IT, Heal Thyself
New Analysis Systems Can Help Organizations Reduce Tech-Related Downtime
IT is the lifeblood of many businesses, meaning even a little bit of downtime carries a high cost. In fact, 98 percent of organizations report that a single hour of IT downtime costs at least US$100,000, according to a 2019 survey by Information Technology Intelligence Consulting. For more than one-third of respondents, an hour of downtime costs US$1 million or more.
To better detect—and prevent—possible downtime, more organizations are embracing “self-healing” or “self-driving” IT projects, which use artificial intelligence (AI) to analyze how IT systems typically function and pick up on pattern deviations before downtime occurs, the Wall Street Journal reports.
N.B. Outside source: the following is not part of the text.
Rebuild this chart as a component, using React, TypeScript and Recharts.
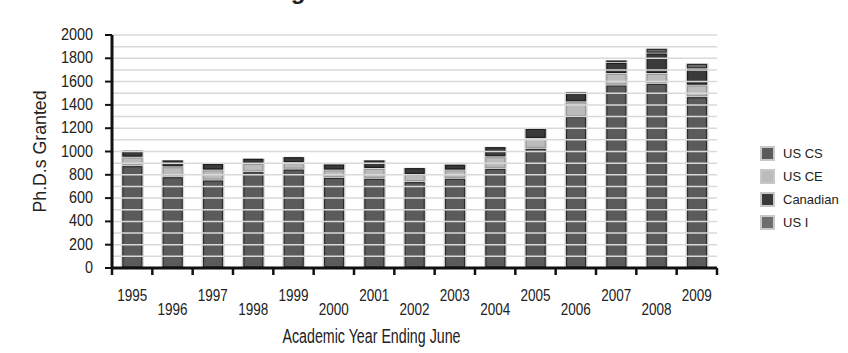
import React from 'react'
import { BarChart, Bar, XAxis, YAxis, ReferenceLine } from 'recharts'

const years = ['1995', '1996', '1997', '1998', '1999', '2000', '2001', '2002', '2003', '2004', '2005', '2006', '2007', '2008', '2009']
const usCS = [878, 783, 755, 826, 849, 778, 770, 741, 770, 855, 1027, 1300, 1570, 1585, 1470]
const usCE = [74, 86, 86, 72, 55, 63, 85, 63, 71, 100, 86, 127, 100, 85, 100]
const canadian = [58, 58, 57, 43, 51, 51, 72, 57, 49, 86, 86, 86, 95, 175, 140]
const usI = [0, 0, 0, 0, 0, 0, 0, 0, 0, 0, 0, 0, 20, 40, 46]
const yTicks = [0, 200, 400, 600, 800, 1000, 1200, 1400, 1600, 1800, 2000]
const gridLines = [100, 200, 300, 400, 500, 600, 700, 800, 900, 1000, 1100, 1200, 1300, 1400, 1500, 1600, 1700, 1800, 1900, 2000]

const data = years.map((year, i) => ({
  year,
  usCS: usCS[i],
  usCE: usCE[i],
  canadian: canadian[i],
  usI: usI[i],
}))

const series = [
  { key: 'usCS', name: 'US CS', fill: '#5b5b5b', edge: '#2b2b2b' },
  { key: 'usCE', name: 'US CE', fill: '#bcbcbc', edge: '#9a9a9a' },
  { key: 'canadian', name: 'Canadian', fill: '#3a3a3a', edge: '#1c1c1c' },
  { key: 'usI', name: 'US I', fill: '#6e6e6e', edge: '#2b2b2b' },
]

const FONT = "'Liberation Sans', Arial, sans-serif"
const W = 848
const H = 353
const LEFT = 112
const RIGHT = 131
const BAND = (W - LEFT - RIGHT) / years.length

const boxShape = (fill: string, edge: string) => (props: any) => {
  const { x, y, width, height } = props
  if (!height || height <= 0) return <g />
  return (
    <g>
      <rect x={x} y={y} width={width} height={height} fill="#d6d6d6" />
      <rect x={x + 2} y={y + 1} width={width - 4} height={Math.max(height - 2, 0)} fill={fill} stroke={edge} strokeWidth={1.2} />
    </g>
  )
}

const YearTick = ({ x, y, payload, index }: any) => {
  const dy = index % 2 === 0 ? 25 : 39
  return (
    <g>
      {index === 0 && <line x1={x - BAND / 2} x2={x - BAND / 2} y1={y - 8} y2={y - 1} stroke="#111" strokeWidth={2.5} />}
      <line x1={x + BAND / 2} x2={x + BAND / 2} y1={y - 8} y2={y - 1} stroke="#111" strokeWidth={2.5} />
      <text x={x} y={y + dy} textAnchor="middle" fontSize={16} fill="#222" fontFamily={FONT} textLength={30} lengthAdjust="spacingAndGlyphs">{payload.value}</text>
    </g>
  )
}

const ValueTick = ({ x, y, payload }: any) => (
  <text x={x} y={y + 5} textAnchor="end" fontSize={16} fill="#222" fontFamily={FONT} textLength={String(payload.value).length * 8} lengthAdjust="spacingAndGlyphs">
    {payload.value}
  </text>
)

const XTitle = ({ viewBox }: any) => {
  const cx = viewBox.x + viewBox.width / 2
  return (
    <text x={cx - 43} y={viewBox.y + viewBox.height - 10} textAnchor="middle" fontSize={20} fill="#222" fontFamily={FONT} textLength={178} lengthAdjust="spacingAndGlyphs">
      Academic Year Ending June
    </text>
  )
}

const YTitle = ({ viewBox }: any) => {
  const cy = viewBox.y + viewBox.height / 2
  const cx = 46
  return (
    <text x={cx} y={cy} transform={`rotate(-90 ${cx} ${cy})`} textAnchor="middle" fontSize={19} fill="#222" fontFamily={FONT} textLength={122} lengthAdjust="spacingAndGlyphs">
      Ph.D.s Granted
    </text>
  )
}

export default function App() {
  return (
    <div style={{ position: 'absolute', left: 0, top: 0, width: W, height: H, background: '#fff', overflow: 'hidden', fontFamily: FONT }}>
      <div style={{ position: 'absolute', left: 0, width: 840, top: -23, textAlign: 'center', fontSize: 24, fontWeight: 'bold', color: '#222' }}>
        Figure 1. Ph.D. Production
      </div>
      <BarChart width={W} height={H} data={data} margin={{ top: 35, right: RIGHT, left: 0, bottom: 0 }} barCategoryGap="22%">
        {gridLines.map(v => (
          <ReferenceLine key={v} y={v} stroke="#d9d9d9" strokeWidth={1.5} />
        ))}
        <XAxis
          dataKey="year"
          height={85}
          tick={<YearTick />}
          tickLine={false}
          interval={0}
          axisLine={{ stroke: '#111', strokeWidth: 3 }}
          label={{ content: <XTitle /> }}
        />
        <YAxis
          width={LEFT}
          domain={[0, 2000]}
          ticks={yTicks}
          interval={0}
          tick={<ValueTick />}
          tickLine={{ stroke: '#111', strokeWidth: 2 }}
          tickSize={7}
          tickMargin={12}
          axisLine={{ stroke: '#111', strokeWidth: 3 }}
          label={{ content: <YTitle /> }}
        />
        {series.map(s => (
          <Bar key={s.key} dataKey={s.key} name={s.name} stackId="a" isAnimationActive={false} shape={boxShape(s.fill, s.edge)} />
        ))}
      </BarChart>
      <div style={{ position: 'absolute', left: 760, top: 142, fontSize: 13, color: '#222' }}>
        {series.map(s => (
          <div key={s.key} style={{ display: 'flex', alignItems: 'center', height: 23 }}>
            <span style={{ width: 11, height: 11, background: s.fill, border: '2px solid #c8c8c8', marginRight: 8, display: 'inline-block' }} />
            {s.name}
          </div>
        ))}
      </div>
    </div>
  )
}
Such projects are possible because of more advanced algorithms, increased computing power, and richer network and IT infrastructure data.
“While previous years have focused on individual algorithms doing things better than individuals, 2019 is about collections of algorithms starting to collaborate on complex tasks,” SAP innovation evangelist Timo Elliott told Forbes.
At Adobe, one example of AI in action is the system's ability to detect when an employee's network is close to crashing and proactively free up computing or storage capacity to avoid the crash. “We wanted to look at issues that we could automate and get the human element out,” Adobe CIO Cynthia Stoddard told the Wall Street Journal. For Hitachi Vantara, implementing AI-fueled sensors and real-time analytics across the company's data centers saved the company 38 percent in data center costs.